In 2009, when St. Matthew’s in Auckland, New Zealand, put up an Advent themed billboard suggesting the Almighty was better in bed than Mary, it only took five hours for it to be defaced. It took a little longer for this year’s billboard – a shocked Mary holding a positive pregnancy test – to be defaced.
Arthur Skinner (one person in a group of protestors) took a pair of scissors to the billboard and removed the offensive bit containing the pregnancy test, leaving Mary still looking dumbstruck, but now (at least from the position of the artist) without a good reason for it.

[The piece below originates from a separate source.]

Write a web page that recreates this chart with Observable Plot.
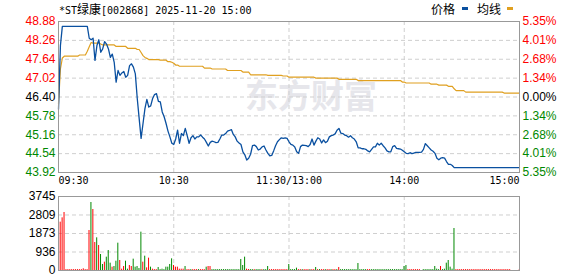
<!DOCTYPE html>
<html><head><meta charset="utf-8">
<script src="https://cdn.jsdelivr.net/npm/d3@7"></script>
<script src="https://cdn.jsdelivr.net/npm/@observablehq/plot@0.6"></script>
<style>
html,body{margin:0;padding:0;background:#fff;}
#wrap{position:relative;width:578px;height:276px;overflow:hidden;background:#fff;}
#title{position:absolute;left:59px;top:3px;line-height:12px;font-size:10px;font-family:"DejaVu Sans Mono",monospace;color:#000;white-space:nowrap;}
#title .cjk{font-family:"Noto Sans CJK SC";font-size:12px;}
.lg{position:absolute;top:2px;line-height:14px;font-family:"Noto Sans CJK SC";font-size:12px;color:#000;white-space:nowrap;}
.sw{position:absolute;top:7px;width:6px;height:3px;}
#p1{position:absolute;left:0;top:0;}
#p2{position:absolute;left:0;top:190px;}
</style>
</head><body>
<div id="wrap">
  <div id="title">*ST<span class="cjk">绿康</span>[002868] 2025-11-20 15:00</div>
  <div class="lg" style="left:431px">价格</div><div class="sw" style="left:462px;background:#0a50a0"></div>
  <div class="lg" style="left:477px">均线</div><div class="sw" style="left:507px;background:#e0a020"></div>
  <div id="p1"></div>
  <div id="p2"></div>
</div>
<script>
const prevClose = 46.40;
const priceTicks = [43.92, 44.54, 45.16, 45.78, 46.40, 47.02, 47.64, 48.26, 48.88];
const pctLabels = ["5.35%", "4.01%", "2.68%", "1.34%", "0.00%", "1.34%", "2.68%", "4.01%", "5.35%"];
const volTicks = [0, 936, 1873, 2809, 3745];
const timeLabels = ["09:30", "10:30", "11:30/13:00", "14:00", "15:00"];
const timeMinutes = [0, 60, 120, 180, 240];

const price = [
46.00,48.09,
48.72,48.72,48.72,48.72,48.72,48.72,48.72,48.72,48.72,48.72,48.72,48.72,48.72,48.72,
48.33,48.28,48.33,47.60,48.09,48.28,47.87,47.98,48.22,48.14,
47.98,47.70,47.81,47.54,46.89,47.27,47.11,47.19,47.24,47.05,
47.11,47.43,47.49,47.38,47.16,46.35,45.69,45.04,45.53,46.02,
46.32,46.07,46.11,46.35,46.48,46.51,46.26,46.24,45.91,45.75,
45.53,45.28,45.09,44.88,44.84,45.02,45.31,44.88,45.20,45.13,
45.37,45.13,44.88,45.06,45.13,45.02,45.09,45.09,45.15,45.08,
45.02,44.91,44.79,44.91,44.95,44.93,44.90,44.91,45.02,45.15,
45.15,45.20,45.28,45.30,45.33,45.17,45.09,44.95,44.89,44.84,
44.60,44.50,44.33,44.39,44.52,44.80,44.82,44.77,44.66,44.69,
44.76,44.79,44.66,44.55,44.47,44.48,44.63,44.80,44.93,45.00,
45.06,45.04,45.06,45.04,44.93,44.84,44.82,44.76,44.60,44.55,
44.77,44.82,44.81,44.80,44.77,44.84,45.02,44.82,44.95,45.06,
45.02,44.89,44.99,44.90,44.95,45.09,45.13,45.15,45.19,45.31,
45.37,45.21,45.20,45.15,45.13,45.08,45.13,45.06,45.02,44.93,
44.73,44.73,44.70,44.70,44.68,44.63,44.60,44.68,44.76,44.76,
44.88,44.82,44.88,44.80,44.73,44.63,44.60,44.60,44.77,44.80,
44.71,44.70,44.69,44.65,44.60,44.55,44.54,44.57,44.54,44.56,
44.58,44.58,44.58,44.59,44.68,44.87,44.80,44.73,44.66,44.62,
44.55,44.39,44.34,44.39,44.41,44.39,44.28,44.19,44.19,44.15,
44.08,44.08,44.08,44.08,44.08,44.08,44.08,44.08,44.08,44.08,
44.08,44.08,44.08,44.08,44.08,44.08,44.08,44.08,44.08,44.08,
44.08,44.08,44.08,44.08,44.08,44.08,44.08,44.08,44.08,44.08,
44.08,44.08,44.08,44.08,44.08
];

const avgPrice = [
46.18,47.32,47.68,
47.74,47.74,47.74,47.74,47.74,47.74,47.74,47.74,
47.78,47.78,47.78,47.78,
47.90,48.05,48.19,
48.17,48.17,48.17,48.17,
48.14,
48.11,48.11,48.11,48.11,48.11,48.11,48.11,
48.06,48.06,48.06,48.06,48.06,48.06,
48.00,48.00,48.00,48.00,48.00,
47.96,47.96,
47.86,47.76,47.70,47.67,
47.63,47.63,47.63,47.63,47.63,47.63,
47.61,47.61,47.61,47.61,
47.56,47.56,47.54,47.51,
47.45,47.45,
47.41,47.41,47.41,47.41,47.41,47.41,47.41,47.41,47.41,47.41,47.41,47.41,47.41,
47.35,47.35,47.35,47.35,
47.32,47.32,47.32,47.32,47.32,47.32,47.32,47.32,
47.27,47.27,47.27,47.27,47.27,47.27,47.27,47.27,
47.22,47.22,47.22,47.22,
47.13,47.13,47.13,47.13,47.13,47.13,47.13,47.13,47.13,
47.11,47.11,47.11,47.11,47.11,47.11,47.11,47.11,
47.09,47.09,47.09,
47.05,47.05,47.05,47.05,47.05,47.05,47.05,47.05,47.05,47.05,47.05,47.05,47.05,47.05,
47.02,47.02,47.02,47.02,47.02,47.02,47.02,47.02,47.02,47.02,47.02,47.02,
46.98,46.98,46.98,46.98,46.98,46.98,46.98,46.98,46.98,46.98,
46.94,46.94,46.94,46.94,46.94,46.94,46.94,46.94,46.94,46.94,46.94,46.94,
46.94,46.94,46.94,46.94,46.94,46.94,46.94,46.94,46.94,46.94,46.94,
46.89,46.89,
46.86,46.86,46.86,46.86,46.86,46.86,46.86,46.86,46.86,46.86,46.86,46.86,46.86,
46.82,46.82,46.82,46.82,
46.79,46.79,46.79,46.79,46.79,
46.75,46.75,46.75,
46.67,
46.61,46.61,46.61,46.61,46.61,
46.56,46.56,46.56,46.56,46.56,46.56,46.56,46.56,46.56,46.56,
46.56,46.56,46.56,46.56,46.56,46.56,46.56,46.56,46.56,46.56,
46.53,46.53,46.53,46.53,46.53,46.53,46.53,46.53,46.53
];

const volume = [
2446,2665,2935,
45,45,45,45,45,45,45,45,45,85,45,45,
2024,3441,3087,1417,1653,1265,810,304,422,675,
1012,371,169,202,472,1383,506,67,202,472,
67,253,202,574,169,202,100,1940,422,725,
135,624,169,67,
45,45,152,45,67,45,169,169,304,590,
253,169,169,67,67,67,202,
45,45,45,45,45,45,45,45,45,45,
169,202,202,
45,45,45,45,45,45,45,45,45,45,45,45,45,45,45,
557,253,675,67,50,
45,45,45,45,45,45,45,45,45,
202,
45,45,45,45,45,45,45,45,45,45,
304,
45,45,45,118,
45,45,45,45,45,45,45,45,45,
152,
45,45,45,45,45,45,45,45,45,45,45,
152,
45,45,45,45,45,45,45,45,45,
354,
45,45,45,45,45,45,45,45,45,45,45,45,45,45,45,45,45,45,45,45,45,45,45,
202,253,
45,45,45,45,45,45,45,
0,
45,45,45,45,45,45,
202,67,45,202,45,67,371,506,169,67,2125,
45,45,45,45,45,45,45,45,45,45,45,45,45,45,45,45,45,45,45,45,45,45,45,45,45,45,45,45,45,
0,0,0,0,
45,0
];

// 1 = red (up) bar, 0 = green (down) bar
const volUp = [
1,1,1,
1,1,1,1,1,1,1,1,1,1,1,1,
1,0,1,1,0,1,0,0,1,0,
0,0,1,0,0,0,1,1,1,0,
0,1,1,0,0,0,0,0,1,0,
1,1,0,1,
1,1,0,0,0,0,0,0,0,0,
1,1,1,1,1,1,0,
1,1,0,1,1,1,0,1,1,1,
0,1,1,
0,0,0,0,0,0,0,0,0,0,0,0,0,0,0,
0,0,0,1,1,
0,0,1,0,0,0,1,0,0,
0,
1,1,1,1,1,1,1,1,1,1,
0,
0,0,0,0,
1,1,0,1,1,1,0,1,1,
0,
1,0,1,1,0,1,1,0,1,1,0,
1,
0,0,0,0,0,0,0,0,0,
0,
0,0,0,0,1,1,0,0,0,0,0,0,0,0,0,0,0,0,0,0,0,0,0,
0,0,
1,1,1,1,1,1,1,
1,
0,0,0,0,0,0,
0,0,0,1,0,0,0,0,0,0,0,
1,1,1,1,1,1,1,1,1,1,1,1,1,1,1,1,1,1,1,1,1,1,1,1,1,1,1,1,1,
1,1,1,1,
1,1
];

[price, avgPrice, volume, volUp].forEach((a, k) => { if (a.length !== 241) throw new Error("array " + k + " has length " + a.length); });

const RED = "#ff0000", GREEN = "#008800", BLUE = "#0a50a0", GOLD = "#e0a020";
const GRID = "#cfcfcf", FRAME = "#999999";
const NUMFONT = "Liberation Sans, Arial, sans-serif";
const MONO = "DejaVu Sans Mono, monospace";
const idx = d3.range(price.length);
const tickColor = d => Math.abs(d - prevClose) < 1e-9 ? "#000" : (d > prevClose ? RED : GREEN);
const gridMinutes = timeMinutes.slice(1, -1);
const times = timeMinutes.map((m, i) => ({m, label: timeLabels[i]}));

const common = {
  width: 578, marginLeft: 58, marginRight: 59,
  x: {domain: [0, 240], axis: null},
  style: {background: "transparent", fontFamily: NUMFONT, fontSize: "12px", overflow: "visible"}
};

const p1 = Plot.plot({
  ...common,
  height: 190, marginTop: 21, marginBottom: 18,
  y: {domain: [43.92, 48.88], axis: null},
  marks: [
    Plot.text(["东方财富"], {frameAnchor: "middle", dx: 22, fill: "#e6e6eb", fontSize: 33, fontWeight: "bold", fontFamily: "Noto Sans CJK SC"}),
    Plot.ruleY(priceTicks.slice(1, -1), {stroke: GRID, strokeDasharray: "4,3"}),
    Plot.ruleX(gridMinutes, {stroke: GRID, strokeDasharray: "4,3"}),
    Plot.line(idx, {x: i => i, y: i => avgPrice[i], stroke: GOLD, strokeWidth: 1.2}),
    Plot.line(idx, {x: i => i, y: i => price[i], stroke: BLUE, strokeWidth: 1.3}),
    Plot.frame({stroke: FRAME}),
    Plot.text(priceTicks, {y: d => d, frameAnchor: "left", textAnchor: "end", dx: -3, text: d => d.toFixed(2), fill: d => tickColor(d)}),
    Plot.text(priceTicks, {y: d => d, frameAnchor: "right", textAnchor: "start", dx: 3, text: (d, i) => pctLabels[i], fill: d => tickColor(d)}),
    Plot.text(times.slice(0, 1), {x: "m", text: "label", frameAnchor: "bottom", dy: 11, textAnchor: "start", fontFamily: MONO, fontSize: 10, fill: "#000"}),
    Plot.text(times.slice(1, -1), {x: "m", text: "label", frameAnchor: "bottom", dy: 11, textAnchor: "middle", fontFamily: MONO, fontSize: 10, fill: "#000"}),
    Plot.text(times.slice(-1), {x: "m", text: "label", frameAnchor: "bottom", dy: 11, textAnchor: "end", fontFamily: MONO, fontSize: 10, fill: "#000"})
  ]
});
document.getElementById("p1").appendChild(p1);

const p2 = Plot.plot({
  ...common,
  height: 86, marginTop: 6, marginBottom: 6,
  y: {domain: [0, 3745], axis: null},
  color: {type: "identity"},
  marks: [
    Plot.ruleY(volTicks.slice(1, -1), {stroke: GRID, strokeDasharray: "4,3"}),
    Plot.ruleX(gridMinutes, {stroke: GRID, strokeDasharray: "4,3"}),
    Plot.ruleX(idx.filter(i => volume[i] > 0), {x: i => i, y1: 0, y2: i => volume[i], stroke: i => volUp[i] ? RED : GREEN, strokeWidth: 1, dx: 1.7}),
    Plot.frame({stroke: FRAME}),
    Plot.text(volTicks, {y: d => d, frameAnchor: "left", textAnchor: "end", dx: -3, text: d => String(d), fill: "#000"})
  ]
});
document.getElementById("p2").appendChild(p2);
</script>
</body></html>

Skinner was caught and offered ready admission of his acts, saying he would happily be held accountable for the offense. BUT – I’m not making this up – that it should really be the state’s job to enter the church and compel St. Matthew’s by force to stop committing such religious hate crime in the first place. He also said he’ll be ripping down the sign again if it should be replaced.
But Skinner went much further. Much, much further. He said the sign was Satanic, “the ultimate Satantic attack, when Lucifer attacks his worst enemy, the Blessed Virgin.” He said Anglicans are “basically heretics” operated by “a gay, feminist-type lobby.” And then he tipped his hand, saying,
“There’s only one faith – The Roman Catholic Apostolic Faith – because we go right back in our papal line to Christ.

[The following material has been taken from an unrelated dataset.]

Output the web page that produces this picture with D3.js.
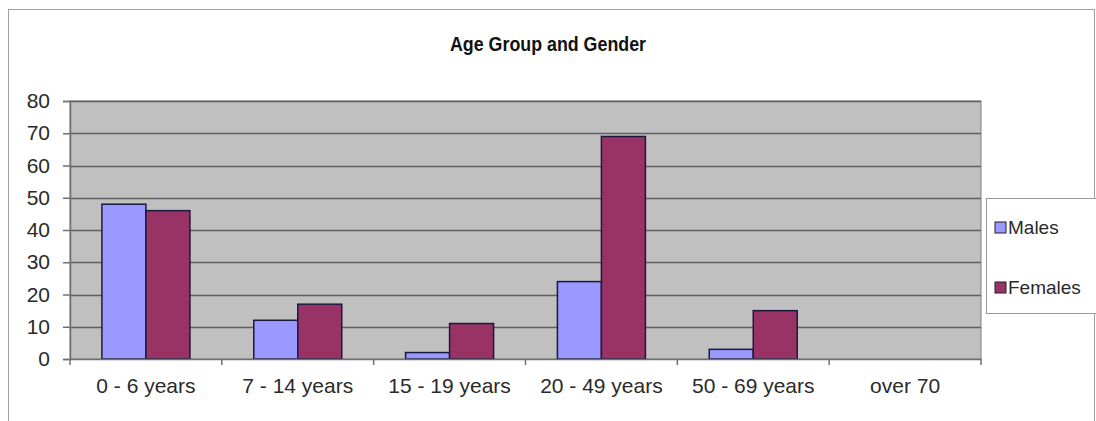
<!DOCTYPE html>
<html lang="en">
<head>
  <meta charset="UTF-8">
  <title>Age Group and Gender</title>
  <script src="https://d3js.org/d3.v7.min.js"></script>
  <style>
    body { margin: 0; background: #fff; font-family: "Liberation Sans", Arial, sans-serif; }
    svg { display: block; }
  </style>
</head>
<body>
  <div id="chart"></div>
  <script>
    const categories = ['0 - 6 years', '7 - 14 years', '15 - 19 years', '20 - 49 years', '50 - 69 years', 'over 70'];
    const males = [48, 12, 2, 24, 3, 0];
    const females = [46, 17, 11, 69, 15, 0];
    const yTicks = [0, 10, 20, 30, 40, 50, 60, 70, 80];
    const seriesNames = ['Males', 'Females'];
    const colors = ['#9999ff', '#993366'];

    const width = 1096, height = 421;
    const plot = { left: 70, right: 981, top: 101, bottom: 359 };
    const font = '"Liberation Sans", Arial, sans-serif';

    const svg = d3.select('#chart').append('svg')
      .attr('width', width)
      .attr('height', height);

    // outer chart frame
    svg.append('rect')
      .attr('x', 8.5).attr('y', 9.5)
      .attr('width', 1086).attr('height', 430)
      .attr('fill', '#fff')
      .attr('stroke', '#a0a0a0');

    svg.append('text')
      .attr('x', 548).attr('y', 51)
      .attr('text-anchor', 'middle')
      .attr('font-size', 21)
      .attr('font-weight', 'bold')
      .attr('textLength', 196)
      .attr('lengthAdjust', 'spacingAndGlyphs')
      .attr('fill', '#111')
      .text('Age Group and Gender');

    const x = d3.scaleBand()
      .domain(categories)
      .range([plot.left, plot.right]);

    const y = d3.scaleLinear()
      .domain([0, 80])
      .range([plot.bottom, plot.top]);

    // plot background
    svg.append('rect')
      .attr('x', plot.left).attr('y', plot.top)
      .attr('width', plot.right - plot.left)
      .attr('height', plot.bottom - plot.top)
      .attr('fill', '#c0c0c0')
      .attr('stroke', '#808080');

    // gridlines
    svg.append('g')
      .selectAll('line')
      .data(yTicks.slice(1))
      .enter().append('line')
      .attr('x1', plot.left).attr('x2', plot.right)
      .attr('y1', d => Math.round(y(d)) + 0.5)
      .attr('y2', d => Math.round(y(d)) + 0.5)
      .attr('stroke', '#5e5e5e')
      .attr('stroke-width', 1.5);

    // bars
    const barW = 44;
    const series = [males, females];
    series.forEach((vals, s) => {
      svg.append('g')
        .selectAll('rect')
        .data(vals.map((v, i) => ({ v, c: categories[i] })).filter(d => d.v > 0))
        .enter().append('rect')
        .attr('x', d => x(d.c) + x.bandwidth() / 2 - barW + s * barW)
        .attr('y', d => y(d.v))
        .attr('width', barW)
        .attr('height', d => y(0) - y(d.v))
        .attr('fill', colors[s])
        .attr('stroke', '#1a1a40')
        .attr('stroke-width', 1.5);
    });

    // y axis
    const yAxis = svg.append('g')
      .attr('transform', `translate(${plot.left},0)`)
      .call(d3.axisLeft(y).tickValues(yTicks).tickSize(7).tickPadding(13));
    yAxis.select('.domain').attr('stroke', '#707070').attr('stroke-width', 1.5);
    yAxis.selectAll('.tick line').attr('stroke', '#707070').attr('stroke-width', 1.5);
    yAxis.selectAll('.tick text')
      .attr('font-size', 21)
      .attr('font-family', font)
      .attr('fill', '#2a2a2a');

    // x axis
    const xAxis = svg.append('g')
      .attr('transform', `translate(0,${plot.bottom})`)
      .call(d3.axisBottom(x).tickSize(0).tickPadding(19));
    xAxis.select('.domain').attr('stroke', '#707070').attr('stroke-width', 1.5);
    xAxis.selectAll('.tick text')
      .attr('font-size', 21)
      .attr('font-family', font)
      .attr('fill', '#2a2a2a');
    // category separator ticks
    svg.append('g')
      .selectAll('line')
      .data(categories.concat(['end']))
      .enter().append('line')
      .attr('x1', (d, i) => i < categories.length ? x(d) : plot.right)
      .attr('x2', (d, i) => i < categories.length ? x(d) : plot.right)
      .attr('y1', plot.bottom).attr('y2', plot.bottom + 6)
      .attr('stroke', '#707070')
      .attr('stroke-width', 1.5);

    // legend
    const lg = svg.append('g');
    lg.append('rect')
      .attr('x', 986.5).attr('y', 198.5)
      .attr('width', 120).attr('height', 115)
      .attr('fill', '#fff')
      .attr('stroke', '#9a9a9a');
    seriesNames.forEach((name, i) => {
      const ly = 227 + i * 60;
      lg.append('rect')
        .attr('x', 995).attr('y', ly - 5)
        .attr('width', 11).attr('height', 11)
        .attr('fill', colors[i])
        .attr('stroke', '#222');
      lg.append('text')
        .attr('x', 1008).attr('y', ly + 7)
        .attr('font-size', 19)
        .attr('font-family', font)
        .attr('fill', '#2a2a2a')
        .text(name);
    });
  </script>
</body>
</html>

“All the other sects and cults are in fact man-made. It doesn’t mean we condemn the individuals in them, we simply condemn their teaching.’

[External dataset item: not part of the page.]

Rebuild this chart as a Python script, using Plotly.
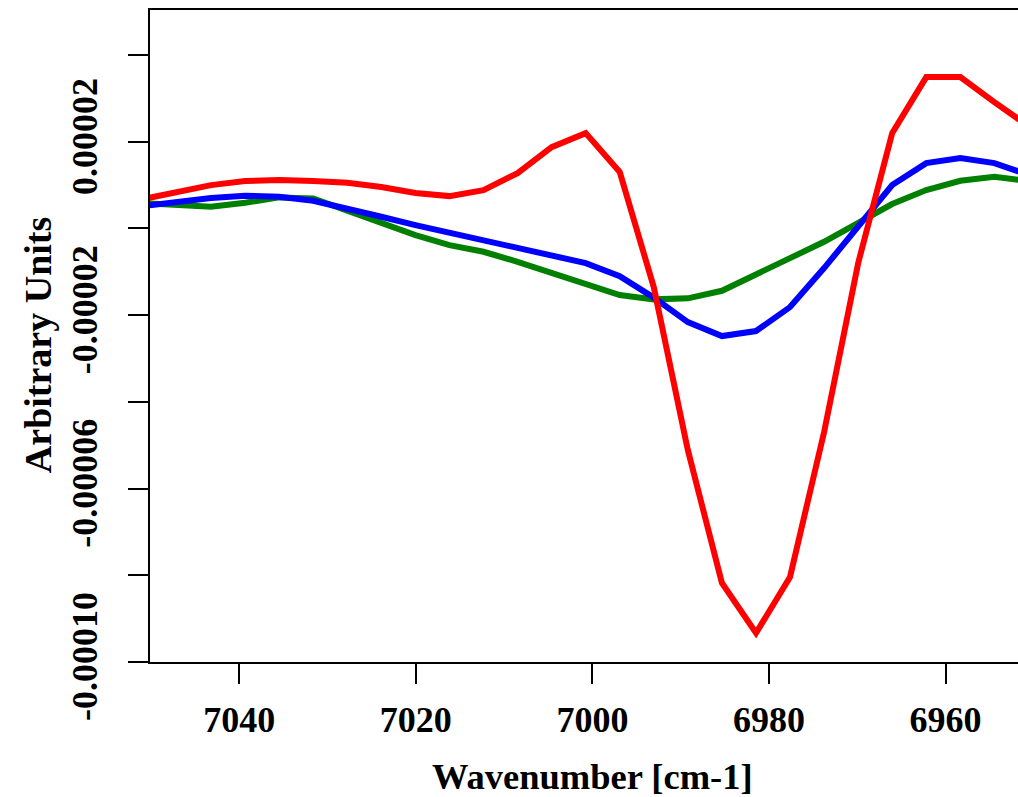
import plotly.graph_objects as go

# Wavenumber grid (cm-1)
wavenumber = [7050.90, 7047.04, 7043.19, 7039.33, 7035.47, 7031.62, 7027.76,
              7023.90, 7020.04, 7016.19, 7012.33, 7008.47, 7004.62, 7000.76,
              6996.90, 6993.05, 6989.19, 6985.33, 6981.47, 6977.62, 6973.76,
              6969.90, 6966.05, 6962.19, 6958.33, 6954.48, 6950.62]

red_series = [6.78e-6, 8.40e-6, 10.01e-6, 10.93e-6, 11.16e-6, 10.93e-6, 10.54e-6,
              9.55e-6, 8.17e-6, 7.47e-6, 8.86e-6, 12.78e-6, 18.77e-6, 22.00e-6,
              13.01e-6, -13.52e-6, -51.11e-6, -81.79e-6, -93.32e-6, -80.40e-6,
              -46.96e-6, -7.98e-6, 22.00e-6, 34.92e-6, 34.92e-6, 29.15e-6, 23.62e-6]

blue_series = [5.17e-6, 6.16e-6, 7.01e-6, 7.54e-6, 7.31e-6, 6.39e-6, 4.71e-6,
               2.70e-6, 0.78e-6, -0.99e-6, -2.68e-6, -4.52e-6, -6.37e-6, -7.98e-6,
               -10.98e-6, -15.94e-6, -21.59e-6, -24.82e-6, -23.66e-6, -18.13e-6,
               -9.13e-6, 0.55e-6, 10.01e-6, 15.08e-6, 16.24e-6, 15.08e-6, 12.39e-6]

green_series = [5.86e-6, 5.40e-6, 5.01e-6, 5.93e-6, 7.17e-6, 6.94e-6, 4.24e-6,
                1.25e-6, -1.52e-6, -3.83e-6, -5.37e-6, -7.68e-6, -10.22e-6, -12.89e-6,
                -15.36e-6, -16.35e-6, -16.12e-6, -14.37e-6, -10.75e-6, -6.83e-6,
                -3.07e-6, 1.25e-6, 5.63e-6, 8.86e-6, 11.00e-6, 11.92e-6, 10.93e-6]

x_tick_vals = [7040, 7020, 7000, 6980, 6960]
x_tick_text = ["7040", "7020", "7000", "6980", "6960"]
y_tick_vals = [0.00004, 0.00002, 0.0, -0.00002, -0.00004, -0.00006, -0.00008, -0.00010]
y_tick_text = ["", "0.00002", "", "-0.00002", "", "-0.00006", "", "-0.00010"]

FONT = "Liberation Serif, Times New Roman, serif"

fig = go.Figure()
for ys, col in [(green_series, "#008000"), (blue_series, "#0000FF"), (red_series, "#FF0000")]:
    fig.add_trace(go.Scatter(x=wavenumber, y=ys, mode="lines",
                             line=dict(color=col, width=6), showlegend=False,
                             hoverinfo="skip"))

fig.update_layout(
    width=1018, height=797,
    margin=dict(l=150, r=0, t=10, b=135),
    paper_bgcolor="white", plot_bgcolor="white",
    font=dict(family=FONT, size=36, color="black", weight="bold"),
    xaxis=dict(range=[7050.1, 6951.8], tickvals=x_tick_vals, ticktext=x_tick_text,
               showline=True, linecolor="black", linewidth=2, mirror=True,
               ticks="outside", ticklen=20, tickwidth=2, tickcolor="black",
               ticklabelstandoff=5,
               showgrid=False, zeroline=False,
               tickfont=dict(family=FONT, size=36, color="black", weight="bold")),
    yaxis=dict(range=[-0.00010, 0.0000504], tickvals=y_tick_vals, ticktext=y_tick_text,
               showline=True, linecolor="black", linewidth=2, mirror=False,
               ticks="outside", ticklen=20, tickwidth=2, tickcolor="black",
               ticklabelstandoff=17,
               tickangle=-90, showgrid=False, zeroline=False,
               tickfont=dict(family=FONT, size=36, color="black", weight="bold")),
    annotations=[
        dict(text="Wavenumber [cm-1]", xref="paper", yref="paper", x=0.510, y=-0.176,
             xanchor="center", yanchor="middle", showarrow=False,
             font=dict(family=FONT, size=36.5, color="black", weight="bold")),
        dict(text="Arbitrary Units", xref="paper", yref="paper", x=-0.129, y=0.486,
             xanchor="center", yanchor="middle", showarrow=False, textangle=-90,
             font=dict(family=FONT, size=38, color="black", weight="bold")),
    ],
)

fig.write_html(
    "out.html",
    config={"displayModeBar": False},
    post_script="document.body.style.margin='0';document.body.style.overflow='hidden';",
)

He said those responsible for the poster would “certainly burn in hell” if they did not repent.
Skinner’s remarks come as a softball, and doubtless we’ll supply our own responses to them. If he was acting just to give air to the name of his group, tough luck, because at least in this small instance I’m not publishing it. You might guess it does contain the word “Catholic,” and that, of course, does not mean it’s sanctioned in any way.
There are rumblings within St. Matthew’s about whether the sign should be replaced or left as it is. If replaced, it will say that St. Matthew’s has a consistent word to give this time of year about the paradox and shocked delight of the incarnation. If St. Matthew’s leaves the sign as it is, I hope they’ll feel free to expose a new angle and a new conversation about art and speech – particularly in Advent and Christmas, when we need to remember that it requires real human bodies with real human needs to host life and give birth to real human children.
Either way, so long as it is faithful in its approach, St. Matthew’s has a startling opportunity to further engage the public in a fruitful discussion and Gospel reflection. Perhaps they owe Mr. Skinner a word of thanks.